## BEGIN Raw data

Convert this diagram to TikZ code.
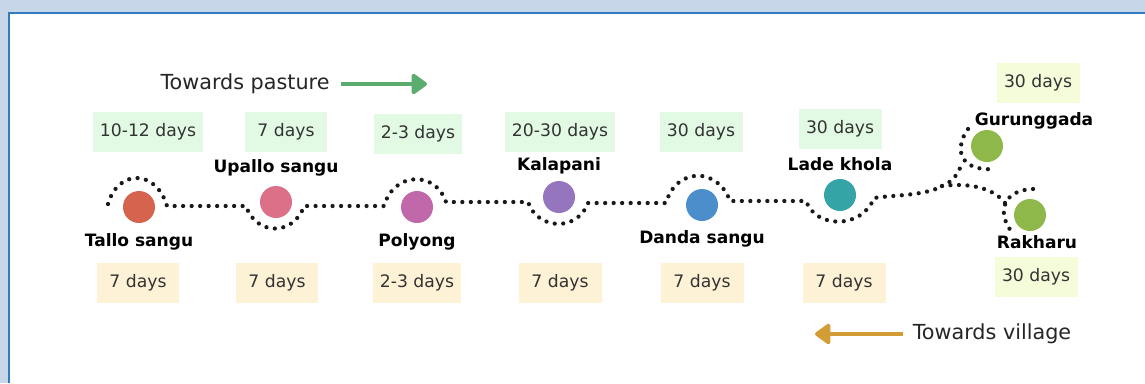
\documentclass[tikz,border=0pt]{standalone}
\usepackage{fontspec}
\setmainfont{DejaVu Sans}
\usepackage{xcolor}
\usetikzlibrary{arrows.meta, positioning}

\definecolor{framebg}{HTML}{C7D6E8}
\definecolor{frameline}{HTML}{2F7DBE}
\definecolor{upfill}{HTML}{E2FAE4}
\definecolor{downfill}{HTML}{FEF2D6}
\definecolor{endfill}{HTML}{F5FCDA}
\definecolor{tallocol}{HTML}{D6634E}
\definecolor{upallocol}{HTML}{DD7089}
\definecolor{polyongcol}{HTML}{C168AA}
\definecolor{kalapanicol}{HTML}{9475BE}
\definecolor{dandacol}{HTML}{4C8DCC}
\definecolor{ladecol}{HTML}{34A4A6}
\definecolor{highcol}{HTML}{8EB84A}
\definecolor{pasturecol}{HTML}{5AAD6E}
\definecolor{villagecol}{HTML}{D49C35}

\begin{document}
\begin{tikzpicture}[
    x=0.02cm, y=0.02cm,
    stop dot/.style={circle, minimum size=0.64cm, inner sep=0pt},
    place label/.style={font=\fontsize{9.7}{11}\selectfont\bfseries},
    stay box/.style={minimum width=1.66cm, minimum height=0.79cm, inner xsep=0.14cm,
        font=\fontsize{9.8}{11}\selectfont, text=black!80},
    up box/.style={stay box, fill=upfill},
    down box/.style={stay box, fill=downfill},
    end box/.style={stay box, fill=endfill},
    trail line/.style={line width=0.085cm, line cap=round, dash pattern=on 0pt off 0.17cm, black!90},
    heading/.style={font=\fontsize{11.8}{14}\selectfont, text=black!85},
    pasture arrow/.style={-{Triangle[length=0.34cm, width=0.46cm, round]}, line width=0.08cm,
        pasturecol, shorten <=0.1cm},
    village arrow/.style={-{Triangle[length=0.34cm, width=0.46cm, round]}, line width=0.08cm,
        villagecol, shorten <=0.08cm}
]
\useasboundingbox (0,0) rectangle (1145,-383);

% Frame
\fill[framebg] (0,0) rectangle (1145,-383);
\fill[white] (9,-13) rectangle (1145,-383);
\draw[frameline, line width=0.03cm] (9,-383) -- (9,-13) -- (1145,-13);

% Trail
\draw[trail line] (108,-204) .. controls (118,-169) and (156,-169) .. (167,-206)
  -- (246,-206) .. controls (256,-236) and (294,-236) .. (304,-206)
  -- (384,-206) .. controls (394,-171) and (436,-171) .. (446,-202)
  -- (528,-202) .. controls (538,-231) and (578,-231) .. (588,-203)
  -- (666,-203) .. controls (676,-167) and (718,-167) .. (730,-201)
  -- (806,-201) .. controls (816,-229) and (862,-229) .. (874,-198)
  .. controls (892,-195) and (925,-196) .. (942,-186);
\draw[trail line] (942,-186) .. controls (952,-182) and (958,-175) .. (962,-163);
\draw[trail line] (968,-129) .. controls (956,-145) and (955,-172) .. (996,-169);
\draw[trail line] (942,-186) .. controls (965,-183) and (992,-186) .. (1005,-203);
\draw[trail line] (1033,-189) .. controls (1003,-190) and (997,-212) .. (1011,-231);

% Stops
\node[stop dot, fill=tallocol] (tallo) at (139,-207) {};
\node[stop dot, fill=upallocol] (upallo) at (276,-202) {};
\node[stop dot, fill=polyongcol] (polyong) at (417,-207) {};
\node[stop dot, fill=kalapanicol] (kalapani) at (559,-197) {};
\node[stop dot, fill=dandacol] (danda) at (702,-205) {};
\node[stop dot, fill=ladecol] (lade) at (840,-195) {};
\node[stop dot, fill=highcol] (guru) at (987,-146) {};
\node[stop dot, fill=highcol] (rakharu) at (1030,-215) {};

% Stop names
\node[place label, below=0.08cm of tallo] (tallo name) {Tallo sangu};
\node[place label, above=0.07cm of upallo] (upallo name) {Upallo sangu};
\node[place label, below=0.08cm of polyong] (polyong name) {Polyong};
\node[place label, above=0cm of kalapani] (kalapani name) {Kalapani};
\node[place label, below=0.06cm of danda] (danda name) {Danda sangu};
\node[place label, above=0.03cm of lade] (lade name) {Lade khola};
\node[place label, above=-0.11cm of guru, xshift=0.94cm] (guru name) {Gurunggada};
\node[place label, below=-0.04cm of rakharu, xshift=0.14cm] (rakharu name) {Rakharu};

% Days going up
\node[up box] (tallo up) at (148,-132) {10-12 days};
\node[up box] (upallo up) at (286,-132) {7 days};
\node[up box] (polyong up) at (418,-134) {2-3 days};
\node[up box] (kalapani up) at (560,-132) {20-30 days};
\node[up box] (danda up) at (701,-132) {30 days};
\node[up box] (lade up) at (840,-129) {30 days};
\node[end box] (guru days) at (1038,-83) {30 days};

% Days going down
\node[down box] (tallo down) at (138,-283) {7 days};
\node[down box] (upallo down) at (277,-283) {7 days};
\node[down box] (polyong down) at (417,-283) {2-3 days};
\node[down box] (kalapani down) at (560,-283) {7 days};
\node[down box] (danda down) at (702,-283) {7 days};
\node[down box] (lade down) at (844,-283) {7 days};
\node[end box] (rakharu days) at (1036,-277) {30 days};

% Directions
\node[heading] (pasture) at (245,-84) {Towards pasture};
\coordinate (pasture tip) at (427,-84);
\draw[pasture arrow] (pasture.east) -- (pasture tip);
\node[heading] (village) at (992,-334) {Towards village};
\coordinate (village tip) at (815,-334);
\draw[village arrow] (village.west) -- (village tip);
\end{tikzpicture}
\end{document}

## END Raw data

● Exercise:
Only the lines from the top of the data through the line with "(9,-13) -- (1145,-13);" should be quoted, exactly and with both ends kept; skip the pictures.

● Result:
Convert this diagram to TikZ code.
\documentclass[tikz,border=0pt]{standalone}
\usepackage{fontspec}
\setmainfont{DejaVu Sans}
\usepackage{xcolor}
\usetikzlibrary{arrows.meta, positioning}

\definecolor{framebg}{HTML}{C7D6E8}
\definecolor{frameline}{HTML}{2F7DBE}
\definecolor{upfill}{HTML}{E2FAE4}
\definecolor{downfill}{HTML}{FEF2D6}
\definecolor{endfill}{HTML}{F5FCDA}
\definecolor{tallocol}{HTML}{D6634E}
\definecolor{upallocol}{HTML}{DD7089}
\definecolor{polyongcol}{HTML}{C168AA}
\definecolor{kalapanicol}{HTML}{9475BE}
\definecolor{dandacol}{HTML}{4C8DCC}
\definecolor{ladecol}{HTML}{34A4A6}
\definecolor{highcol}{HTML}{8EB84A}
\definecolor{pasturecol}{HTML}{5AAD6E}
\definecolor{villagecol}{HTML}{D49C35}

\begin{document}
\begin{tikzpicture}[
    x=0.02cm, y=0.02cm,
    stop dot/.style={circle, minimum size=0.64cm, inner sep=0pt},
    place label/.style={font=\fontsize{9.7}{11}\selectfont\bfseries},
    stay box/.style={minimum width=1.66cm, minimum height=0.79cm, inner xsep=0.14cm,
        font=\fontsize{9.8}{11}\selectfont, text=black!80},
    up box/.style={stay box, fill=upfill},
    down box/.style={stay box, fill=downfill},
    end box/.style={stay box, fill=endfill},
    trail line/.style={line width=0.085cm, line cap=round, dash pattern=on 0pt off 0.17cm, black!90},
    heading/.style={font=\fontsize{11.8}{14}\selectfont, text=black!85},
    pasture arrow/.style={-{Triangle[length=0.34cm, width=0.46cm, round]}, line width=0.08cm,
        pasturecol, shorten <=0.1cm},
    village arrow/.style={-{Triangle[length=0.34cm, width=0.46cm, round]}, line width=0.08cm,
        villagecol, shorten <=0.08cm}
]
\useasboundingbox (0,0) rectangle (1145,-383);

% Frame
\fill[framebg] (0,0) rectangle (1145,-383);
\fill[white] (9,-13) rectangle (1145,-383);
\draw[frameline, line width=0.03cm] (9,-383) -- (9,-13) -- (1145,-13);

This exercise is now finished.